11. Thus, the petitioners have filed the present petition under Section 9 of the Arbitration and Conciliation Act, 1996 seeking restrain against the respondents No.1 and 2 from, directly or indirectly, selling the shares held by them in the respondent No.3-Company.

12. The main contention of Mr.Sandeep Sethi, learned Senior counsel appearing on behalf of the petitioners is that as per the agreement, the respondents No.1 & 2 are supposed to give the option to the petitioners to purchase the shares as per the procedure mentioned in the agreement. However, the respondent No.1 by flouting the said stipulated term has sold the shareholding to the third party without any intimation to the petitioners.

13. Learned Senior counsel appearing on behalf of respondent No.1 submits that in pursuant to arrangement dated 29th February, 2016 as culminated into transfer of shareholdings of respondent No.1 in favour of Global International Network Pte.
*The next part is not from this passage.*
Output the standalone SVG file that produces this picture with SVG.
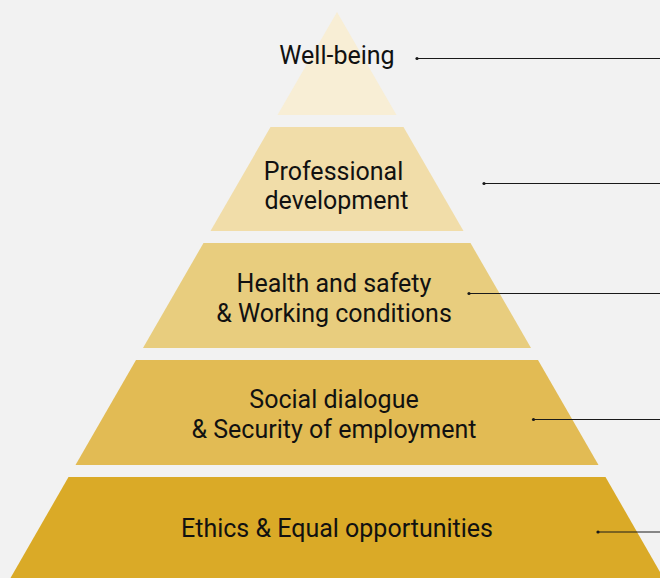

Ltd., between yesterday and today, there is no dilution of respondent No.1's shareholdings in respondent No.3 and the same would not be done till the next date of hearing.

14. In view of disclosure made by the learned Senior counsel appearing on behalf of respondent No.1, learned Senior counsel for the petitioners is now also pressing for an interim order against Global International Network Pte. Ltd.
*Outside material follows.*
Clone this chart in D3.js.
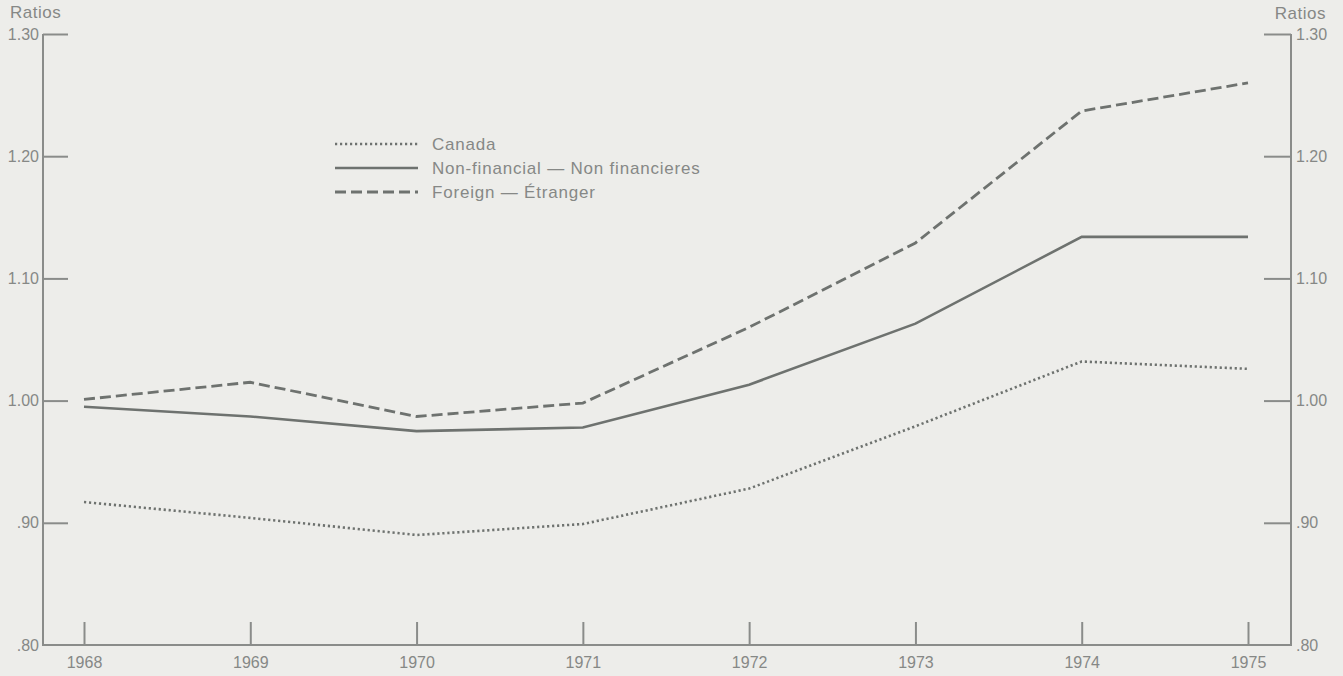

15. As far as respondents No.1 and 2 are concerned, it is directed that till further orders, the said respondents are restrained from selling the shares held by them in respondent No.3-Company, if already not sold.
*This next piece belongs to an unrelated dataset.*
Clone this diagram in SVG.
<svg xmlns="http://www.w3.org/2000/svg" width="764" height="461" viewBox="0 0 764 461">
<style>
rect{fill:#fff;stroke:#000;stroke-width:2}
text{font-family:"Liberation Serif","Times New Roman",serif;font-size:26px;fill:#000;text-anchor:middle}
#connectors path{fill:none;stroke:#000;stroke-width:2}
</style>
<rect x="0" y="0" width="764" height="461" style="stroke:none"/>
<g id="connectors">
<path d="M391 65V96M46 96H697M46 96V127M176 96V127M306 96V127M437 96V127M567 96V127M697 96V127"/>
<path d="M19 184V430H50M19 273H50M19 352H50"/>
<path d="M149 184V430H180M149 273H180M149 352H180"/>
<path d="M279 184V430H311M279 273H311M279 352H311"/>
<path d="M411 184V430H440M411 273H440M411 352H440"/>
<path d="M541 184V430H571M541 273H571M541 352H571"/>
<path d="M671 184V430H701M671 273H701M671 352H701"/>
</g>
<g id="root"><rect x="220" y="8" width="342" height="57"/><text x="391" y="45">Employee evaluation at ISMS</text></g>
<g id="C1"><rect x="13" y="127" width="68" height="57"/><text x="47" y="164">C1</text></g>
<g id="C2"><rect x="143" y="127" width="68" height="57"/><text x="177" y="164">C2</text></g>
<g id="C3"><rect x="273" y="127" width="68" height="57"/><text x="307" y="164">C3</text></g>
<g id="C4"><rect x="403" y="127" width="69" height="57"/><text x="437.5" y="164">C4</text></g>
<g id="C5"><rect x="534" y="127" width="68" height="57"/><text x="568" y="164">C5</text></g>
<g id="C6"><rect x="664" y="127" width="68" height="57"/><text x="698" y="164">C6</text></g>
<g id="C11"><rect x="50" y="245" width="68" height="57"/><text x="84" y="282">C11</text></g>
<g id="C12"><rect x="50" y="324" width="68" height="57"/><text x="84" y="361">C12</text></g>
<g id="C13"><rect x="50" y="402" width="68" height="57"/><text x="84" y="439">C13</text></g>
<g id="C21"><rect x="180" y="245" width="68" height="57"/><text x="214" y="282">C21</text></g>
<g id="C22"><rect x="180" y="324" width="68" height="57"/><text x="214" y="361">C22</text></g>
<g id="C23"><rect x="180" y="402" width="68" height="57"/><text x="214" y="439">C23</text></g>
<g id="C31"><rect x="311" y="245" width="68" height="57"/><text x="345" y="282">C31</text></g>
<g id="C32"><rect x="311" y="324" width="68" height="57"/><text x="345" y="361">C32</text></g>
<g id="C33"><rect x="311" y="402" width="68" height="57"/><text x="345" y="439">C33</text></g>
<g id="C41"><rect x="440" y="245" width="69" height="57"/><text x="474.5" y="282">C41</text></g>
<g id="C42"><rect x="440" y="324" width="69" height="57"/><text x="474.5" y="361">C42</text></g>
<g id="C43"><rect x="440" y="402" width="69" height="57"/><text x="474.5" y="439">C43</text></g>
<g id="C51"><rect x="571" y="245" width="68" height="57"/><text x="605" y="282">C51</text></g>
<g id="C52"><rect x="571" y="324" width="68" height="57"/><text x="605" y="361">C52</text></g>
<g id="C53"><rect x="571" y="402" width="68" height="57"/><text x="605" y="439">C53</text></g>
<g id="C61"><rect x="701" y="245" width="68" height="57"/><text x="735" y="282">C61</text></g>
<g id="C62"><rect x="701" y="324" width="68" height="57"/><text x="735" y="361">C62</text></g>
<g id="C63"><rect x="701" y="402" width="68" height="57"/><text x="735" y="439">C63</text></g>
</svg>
16. However, as pressed by the learned counsel for the petitioners, I am not inclined to pass the interim order at this stage against the Global International Network Pte. Ltd., as the said company is neither a party to the present petition under Section 9 of the Act, nor a party to the arbitration agreement. The said Company is also outside India. However, the petitioners are at liberty to take an independent action against the said company, if necessary as per law.

17. Dasti, under the signatures of the Court Master.